PDT chciał upiec dwie pieczenie przy jednym ogniu – zapowiedział, że już za kilka (kilkanaście) lat Warszawa otrzyma południową obwodnicę, której pierwszy odcinek od węzła w Konotopie do ul. Puławskiej właśnie z hukiem otwarto. By być wystarczająco wiarygodny zapewnił, iż pieniądze na to są – wystarczy tylko odsunąć w czasie (ad kalendas graecas) budowę dwóch „wylotówek” z miasta. Cóż za wspaniała dla Warszawiaków wiadomość – raduje się serce – zwłaszcza przed referendum…
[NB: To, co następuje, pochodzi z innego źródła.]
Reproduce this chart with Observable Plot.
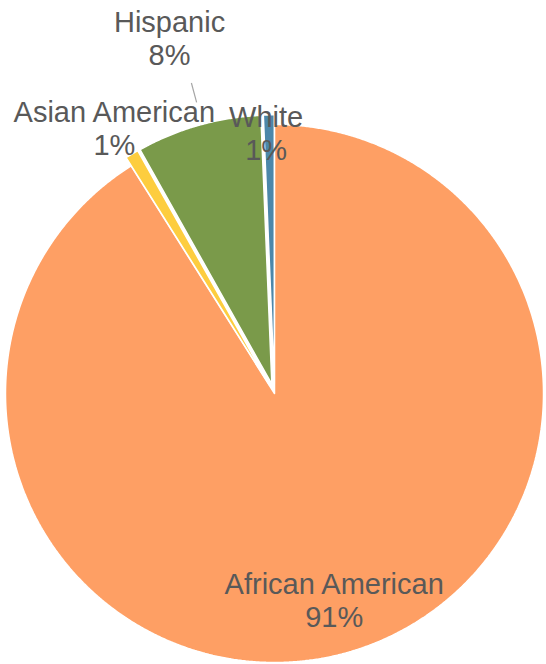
<!DOCTYPE html>
<html>
<head>
<meta charset="utf-8">
<script src="https://cdn.jsdelivr.net/npm/d3@7"></script>
<script src="https://cdn.jsdelivr.net/npm/@observablehq/plot@0.6"></script>
<style>
  html, body { margin: 0; padding: 0; background: #fff; }
  #chart { width: 546px; height: 664px; }
</style>
</head>
<body>
<div id="chart"></div>
<script>
// ---- data ----
const categories = ["African American", "Asian American", "Hispanic", "White"];
const shares = [91.05, 0.8, 7.5, 0.65];

// ---- styling / layout config ----
const palette = ["#FE9F64", "#FDCD3F", "#7A9A4A", "#4C87AA"];
const explodeBy = {"African American": 0, "Asian American": 0.036, "Hispanic": 0.036, "White": 0.036};
const labelLayout = {
  "African American": {rf: 0.80, dx: 0},
  "Asian American": {rf: 1.149, dx: -2},
  "Hispanic": {rf: 1.375, dx: -4},
  "White": {rf: 0.968, dx: -3}
};

const rows = categories.map((name, i) => ({name, share: shares[i]}));
const arcs = d3.pie().sort(null).value(d => d.share)(rows);

// slice polygons in unit-radius coordinates (y up), angle 0 = 12 o'clock, clockwise
const slicePts = [];
for (const a of arcs) {
  const name = a.data.name;
  const mid = (a.startAngle + a.endAngle) / 2;
  const ex = explodeBy[name];
  const ox = ex * Math.sin(mid), oy = ex * Math.cos(mid);
  const n = Math.max(6, Math.ceil((a.endAngle - a.startAngle) / 0.005));
  slicePts.push({name, x: ox, y: oy});
  for (let k = 0; k <= n; k++) {
    const t = a.startAngle + (a.endAngle - a.startAngle) * k / n;
    slicePts.push({name, x: ox + Math.sin(t), y: oy + Math.cos(t)});
  }
  slicePts.push({name, x: ox, y: oy});
}

const labels = arcs.map(a => {
  const name = a.data.name;
  const mid = (a.startAngle + a.endAngle) / 2;
  const L = labelLayout[name];
  return {
    name,
    text: `${name}\n${Math.round(a.data.share)}%`,
    x: L.rf * Math.sin(mid),
    y: L.rf * Math.cos(mid),
    dx: L.dx
  };
});

const hisp = arcs.find(a => a.data.name === "Hispanic");
const hm = (hisp.startAngle + hisp.endAngle) / 2 + 0.015;
const leader = [{x1: 1.12 * Math.sin(hm), y1: 1.12 * Math.cos(hm), x2: 1.195 * Math.sin(hm), y2: 1.195 * Math.cos(hm)}];

const R = 269, CX = 274, CY = 393, W = 546, H = 664;

const chart = Plot.plot({
  width: W,
  height: H,
  margin: 0,
  x: {domain: [-CX / R, (W - CX) / R], axis: null},
  y: {domain: [-(H - CY) / R, CY / R], axis: null},
  color: {domain: categories, range: palette},
  style: {fontFamily: "'Liberation Sans', Arial, Helvetica, sans-serif", background: "#fff"},
  marks: [
    Plot.line(slicePts, {x: "x", y: "y", z: "name", fill: "name", stroke: "white", strokeWidth: 1.5, strokeLinejoin: "miter"}),
    Plot.link(leader, {x1: "x1", y1: "y1", x2: "x2", y2: "y2", stroke: "#A6A6A6", strokeWidth: 1.2}),
    ...labels.map(l => Plot.text([l], {x: "x", y: "y", text: "text", dx: l.dx, fill: "#595959", fontSize: 29, lineHeight: 1.14, textAnchor: "middle"}))
  ]
});
document.getElementById("chart").appendChild(chart);
</script>
</body>
</html>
Obwodnica w mieście zawsze się przyda – oczywiście, ale zdaje się, że głównym powodem jest chęć domknięcia autostrady A-2 przez Warszawę. Ruch tranzytowy wschód – zachód odbywa się jednak obecnie z wykorzystaniem zmodernizowanej drogi krajowej nr 50 – w istocie obwodnicy stolicy oddalonej od centrum ok 25 km. Jest to rozwiązanie optymalne (można sobie wyobrazić dalszą modernizację tej trasy). Budowa odcinka autostrady przez żywotne obszary miasta – łącznie z tunelem pod całą dzielnicą (Ursynów)i nowym mostem, aby puścić tam międzynarodowy ruch transportu samochodowego, to swoista fanaberia, która dla Warszawy nie będzie udogodnieniem, lecz zmorą.
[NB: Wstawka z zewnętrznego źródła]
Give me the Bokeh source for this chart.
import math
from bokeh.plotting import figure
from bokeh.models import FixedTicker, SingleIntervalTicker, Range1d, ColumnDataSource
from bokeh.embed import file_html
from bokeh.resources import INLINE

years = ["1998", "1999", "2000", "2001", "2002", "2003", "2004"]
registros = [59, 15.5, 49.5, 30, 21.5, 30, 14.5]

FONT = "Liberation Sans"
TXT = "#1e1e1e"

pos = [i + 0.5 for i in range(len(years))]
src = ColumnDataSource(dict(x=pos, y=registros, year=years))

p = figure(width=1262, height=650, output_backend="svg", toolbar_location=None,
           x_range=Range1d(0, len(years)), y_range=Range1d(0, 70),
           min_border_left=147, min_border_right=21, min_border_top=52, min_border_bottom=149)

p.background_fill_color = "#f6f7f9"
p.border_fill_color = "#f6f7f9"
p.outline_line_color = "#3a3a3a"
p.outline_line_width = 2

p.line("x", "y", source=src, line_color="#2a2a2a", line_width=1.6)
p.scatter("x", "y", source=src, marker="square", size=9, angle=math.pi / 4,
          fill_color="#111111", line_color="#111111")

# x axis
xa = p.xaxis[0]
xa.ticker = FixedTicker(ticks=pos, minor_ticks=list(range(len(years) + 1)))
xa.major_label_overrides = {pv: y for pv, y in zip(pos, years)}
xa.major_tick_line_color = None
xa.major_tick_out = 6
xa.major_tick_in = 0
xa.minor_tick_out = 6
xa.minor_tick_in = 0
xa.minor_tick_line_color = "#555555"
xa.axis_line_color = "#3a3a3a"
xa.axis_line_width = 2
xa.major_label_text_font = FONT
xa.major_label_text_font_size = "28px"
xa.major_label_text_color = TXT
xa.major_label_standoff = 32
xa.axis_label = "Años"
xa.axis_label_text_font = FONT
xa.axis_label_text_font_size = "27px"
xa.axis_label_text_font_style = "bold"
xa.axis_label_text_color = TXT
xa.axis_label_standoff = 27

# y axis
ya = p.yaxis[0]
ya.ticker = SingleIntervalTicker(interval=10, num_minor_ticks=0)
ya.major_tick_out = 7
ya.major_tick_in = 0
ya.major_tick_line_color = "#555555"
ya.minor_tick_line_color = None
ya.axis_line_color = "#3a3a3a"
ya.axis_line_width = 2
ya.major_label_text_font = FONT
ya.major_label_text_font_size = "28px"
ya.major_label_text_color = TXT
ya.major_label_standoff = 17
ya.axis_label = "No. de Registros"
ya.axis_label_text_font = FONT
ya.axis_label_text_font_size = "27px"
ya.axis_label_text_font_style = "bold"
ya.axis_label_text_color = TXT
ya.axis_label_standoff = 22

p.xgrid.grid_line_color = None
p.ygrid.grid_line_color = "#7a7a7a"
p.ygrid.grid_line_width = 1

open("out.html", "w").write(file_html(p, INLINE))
Rezygnacja z wylotówek – z najbardziej obciążonego kierunku – południowego (Kraków, Katowice) i z trzeciego (po Markach) – kierunku północnego, to przejaw lekceważenia informacji o natężeniu ruchu pojazdów. To zresztą bardzo charakterystyczne dla tej ekipy – przykład to skreślenie modernizacji skrajnie obciążonej „Zakopianki”. Aktualnie czas dojazdu z Krakowa i Katowic do centrum W-wy, to 5 godzin – 2,5 godziny do Janek i 2,5 godziny Krakowską i Grójecką.
Pozostaje jeszcze sprawa kosztów związana z dotychczasowymi planami, (prace studialne, projekty – może już jakieś konkretne działania w terenie). Warto jeszcze zapytać – co przesądziło o priorytecie budowy wylotówek w stosunku do południowej obwodnicy – czyżby kolejni ministrowie infrastruktury i ich ciała doradcze byli niekompetentni – przecież narazili państwo na milionowe straty. Mam nadzieję, iż wielce „światła” decyzja premiera w tej mierze opierała się na rzetelnych przesłankach.
Chyba, że z politycznych (oczywiście najważniejszych) względów – decyzja była arbitralna w stylu ś.p. Jaroszewicza i Gierka, którzy mówili specjalistom i naukowcom wypracowującym decyzję np. lokalizacji fabryki – „ale nam się widzi, że jednak w innym ładnym miejscu” – oczywiście tak, jak w pewnym kultowym filmie: przecież tam jest jezioro, no to jezioro damy tu.